I would like to take this opportunity to talk about the response of Sri Lanka to the HIV/AIDS threat. Sri Lanka has a youth population of almost 26 per cent of its 20 million people. While Sri Lanka’s vulnerability to the epidemic remains high, we maintain a lower prevalence below 0.1% among the adult population.  The reasons for this low HIV incidence in Sri Lanka are important. The country’s exceptionally high literacy rate (female adult literacy at 97% and male adult literacy rate at 98%, in 2010), high profile public awareness campaigns, free availability of prophylactics and its free universal health care system have contributed. Sri Lanka first introduced an Anti-Venereal Disease Campaign in 1952. A condom social marketing programme was introduced in the early 1970s that helped prevent the spread of sexually transmitted diseases (STDs) and HIV. In order to respond to the emerging global epidemic, Sri Lanka established the National STD/AIDS Control Programme (NSACP) in 1985. Sri Lanka has been providing free ART, Anti-retroviral treatment since 2004. Voluntary counselling and testing is offered throughout Sri Lanka in 26 national clinics.

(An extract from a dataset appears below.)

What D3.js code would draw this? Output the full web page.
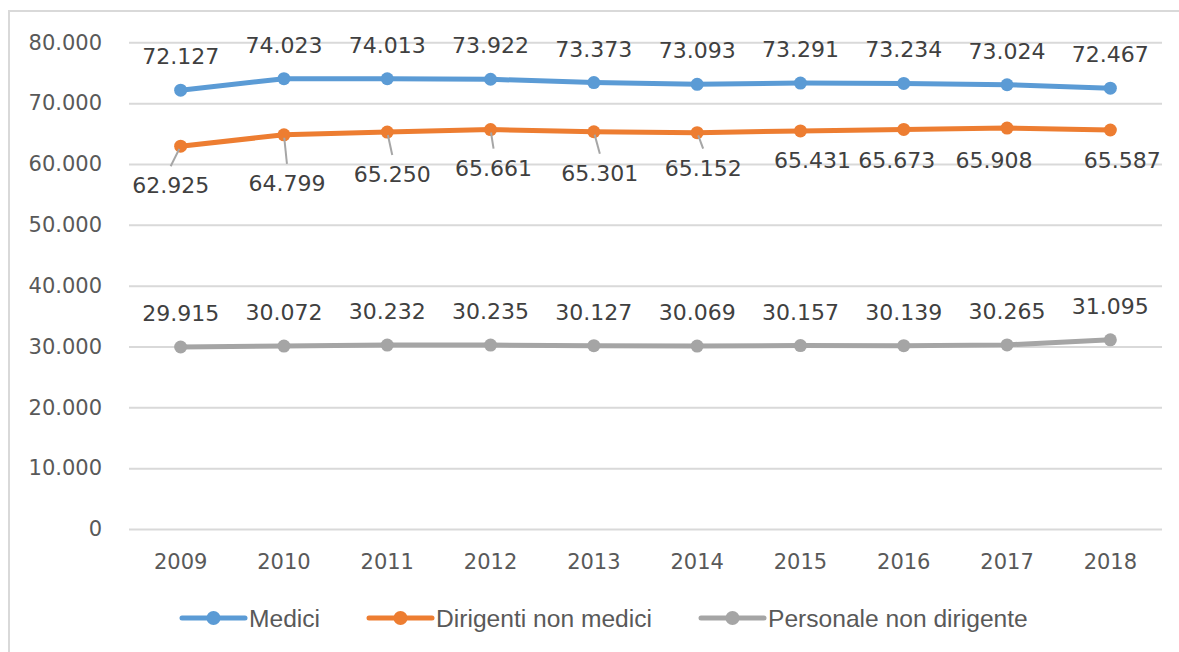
<!DOCTYPE html>
<html>
<head>
<meta charset="utf-8">
<script src="https://cdn.jsdelivr.net/npm/d3@7"></script>
<style>
  html, body { margin: 0; padding: 0; background: #fff; }
  svg { display: block; }
</style>
</head>
<body>
<div id="chart"></div>
<script>
// ---- data ----
const years = ['2009', '2010', '2011', '2012', '2013', '2014', '2015', '2016', '2017', '2018'];
const medici = [72127, 74023, 74013, 73922, 73373, 73093, 73291, 73234, 73024, 72467];
const dirigentiNonMedici = [62925, 64799, 65250, 65661, 65301, 65152, 65431, 65673, 65908, 65587];
const personaleNonDirigente = [29915, 30072, 30232, 30235, 30127, 30069, 30157, 30139, 30265, 31095];
const yTicks = [0, 10000, 20000, 30000, 40000, 50000, 60000, 70000, 80000];

// manually moved labels of the orange series (layout, px from the point)
const orangeNudge = [[-10, 39], [3, 48], [5, 42], [3, 38], [6, 41], [6, 35], [12, 29], [-7, 31], [-13, 32], [12, 30]];
const orangeLeader = [true, true, true, true, true, true, false, false, false, false];

const W = 1179, H = 652;
const plot = { left: 129, right: 1162, top: 42.3, bottom: 529 };

const it = d3.formatLocale({ decimal: ',', thousands: '.', grouping: [3], currency: ['€', ''] });
const fmt = it.format(',d');

const svg = d3.select('#chart').append('svg')
  .attr('width', W).attr('height', H);

// outer chart frame (extends beyond the picture on the right/bottom)
svg.append('rect')
  .attr('x', 9).attr('y', 11)
  .attr('width', 1300).attr('height', 800)
  .attr('fill', '#fff')
  .attr('stroke', '#d9d9d9').attr('stroke-width', 2);

const x = d3.scaleBand().domain(years).range([plot.left, plot.right]);
const cx = d => x(d) + x.bandwidth() / 2;
const y = d3.scaleLinear().domain([0, 80000]).range([plot.bottom, plot.top]);

// grid
svg.append('g')
  .attr('transform', `translate(${plot.left},0)`)
  .call(d3.axisLeft(y).tickValues(yTicks).tickSize(-(plot.right - plot.left)).tickFormat(''))
  .call(g => g.select('.domain').remove())
  .selectAll('line')
  .attr('stroke', '#d9d9d9').attr('stroke-width', 2);

// y axis labels
svg.append('g')
  .attr('transform', `translate(${plot.left - 27},0)`)
  .call(d3.axisLeft(y).tickValues(yTicks).tickSize(0).tickPadding(0).tickFormat(fmt))
  .call(g => g.select('.domain').remove())
  .selectAll('text')
  .attr('fill', '#595959')
  .style('font-family', "'DejaVu Sans', sans-serif")
  .style('font-size', '21px');

// x axis labels
svg.append('g')
  .attr('transform', `translate(0,${plot.bottom})`)
  .call(d3.axisBottom(x).tickSize(0).tickPadding(25))
  .call(g => g.select('.domain').remove())
  .selectAll('text')
  .attr('fill', '#595959')
  .style('font-family', "'DejaVu Sans', sans-serif")
  .style('font-size', '21px');

const series = [
  { name: 'Medici', values: medici, color: '#5b9bd5' },
  { name: 'Dirigenti non medici', values: dirigentiNonMedici, color: '#ed7d31' },
  { name: 'Personale non dirigente', values: personaleNonDirigente, color: '#a5a5a5' }
];

const line = d3.line().x((d, i) => cx(years[i])).y(d => y(d));

series.forEach(s => {
  svg.append('path')
    .attr('d', line(s.values))
    .attr('fill', 'none')
    .attr('stroke', s.color)
    .attr('stroke-width', 5)
    .attr('stroke-linejoin', 'round')
    .attr('stroke-linecap', 'round');
  svg.append('g').selectAll('circle')
    .data(s.values)
    .join('circle')
    .attr('cx', (d, i) => cx(years[i]))
    .attr('cy', d => y(d))
    .attr('r', 6.5)
    .attr('fill', s.color);
});

// leader lines for moved labels
const leaders = svg.append('g');
dirigentiNonMedici.forEach((v, i) => {
  if (!orangeLeader[i]) return;
  const px = cx(years[i]), py = y(v);
  const ex = px + orangeNudge[i][0], ey = py + orangeNudge[i][1] - 19;
  const len = Math.hypot(ex - px, ey - py);
  leaders.append('line')
    .attr('x1', px + (ex - px) / len * 3).attr('y1', py + (ey - py) / len * 3)
    .attr('x2', ex).attr('y2', ey)
    .attr('stroke', '#a6a6a6').attr('stroke-width', 2);
});

// data labels
const labelStyle = sel => sel
  .attr('text-anchor', 'middle')
  .attr('fill', '#404040')
  .style('font-family', "'DejaVu Sans', sans-serif")
  .style('font-size', '22px');

const labels = svg.append('g');
[medici, personaleNonDirigente].forEach(vals => {
  labels.append('g').selectAll('text')
    .data(vals)
    .join('text')
    .attr('x', (d, i) => cx(years[i]))
    .attr('y', d => y(d) - 34 + 8)
    .text(d => fmt(d))
    .call(labelStyle);
});
labels.append('g').selectAll('text')
  .data(dirigentiNonMedici)
  .join('text')
  .attr('x', (d, i) => cx(years[i]) + orangeNudge[i][0])
  .attr('y', (d, i) => y(d) + orangeNudge[i][1] + 8)
  .text(d => fmt(d))
  .call(labelStyle);

// legend
const legendX = [182, 369, 701];
const legend = svg.append('g').attr('transform', 'translate(0,618)');
series.forEach((s, i) => {
  const g = legend.append('g').attr('transform', `translate(${legendX[i]},0)`);
  g.append('line')
    .attr('x1', 0).attr('x2', 63)
    .attr('stroke', s.color).attr('stroke-width', 5)
    .attr('stroke-linecap', 'round');
  g.append('circle').attr('cx', 31.5).attr('r', 7).attr('fill', s.color);
  g.append('text')
    .attr('x', 67).attr('y', 8.5)
    .attr('fill', '#595959')
    .style('font-family', "'Liberation Sans', Arial, sans-serif")
    .style('font-size', '24.6px')
    .text(s.name);
});
</script>
</body>
</html>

National prevention efforts are also focused on high risk groups such as female sex workers and their clients, men who have sex with men (MSM), vulnerable youth in tourism heavy areas and among migrant workers.
 
Despite Sri Lanka’s low prevalence, there are 350 new infections each year and approximately 25% of the new infections are among young people below 29 years. Despite public awareness raising campaigns, social stigma is preventing people from accessing life- saving services. Recognizing these challenges, the Government has already formulated a five year (2011-2015) National Response to the HIV/AIDS challenge for Round 9 of the Global Fund (GF). Key activities in the National response include increasing the scale and quality of interventions for Most at Risk Populations (MARPs) through effective mapping and outreach, providing 1st and 2nd line antiretroviral therapy for adults and children, improving STD/HIV diagnostic facilities and the increase data base by conducting an Integrated Biological and behavioural Surveillance (BBS) to enhance targeted and strategic prevention. We also recognize that setting up an enabling environment is critical to achieving universal accessibility to prevention, care and treatment of HIV. We will seek more avenues and opportunities to build a more trustworthy relationship especially with young populations at risk in order to implement effective HIV programming. This will require greater partnerships through the youth networks and community groups.
 
Today’s discussion is most timely. This forum seeks to engage the stakeholders, young people, national governments, civil society and UN officials to focus on three important integral aspects to prevention: HIV prevention among young women and girls, structural issues impacting transmission among youth, and HIV prevention among youth at risk. The ideas, information and best practices that will be shared will help accelerate prevention and service delivery for young people. There will be greater understanding of the vital role that supportive social, legal and economic environments can play in HIV prevention.  Equally important, the forum will encourage and support the active and meaningful engagement of young people, including those living with HIV, as key players in a new generation of leaders in the AIDS response. I look forward to a vibrant and honest discussion.
 
With this, let me hand the floor to the moderator, to facilitate the 3 panel discussions.  I thank you.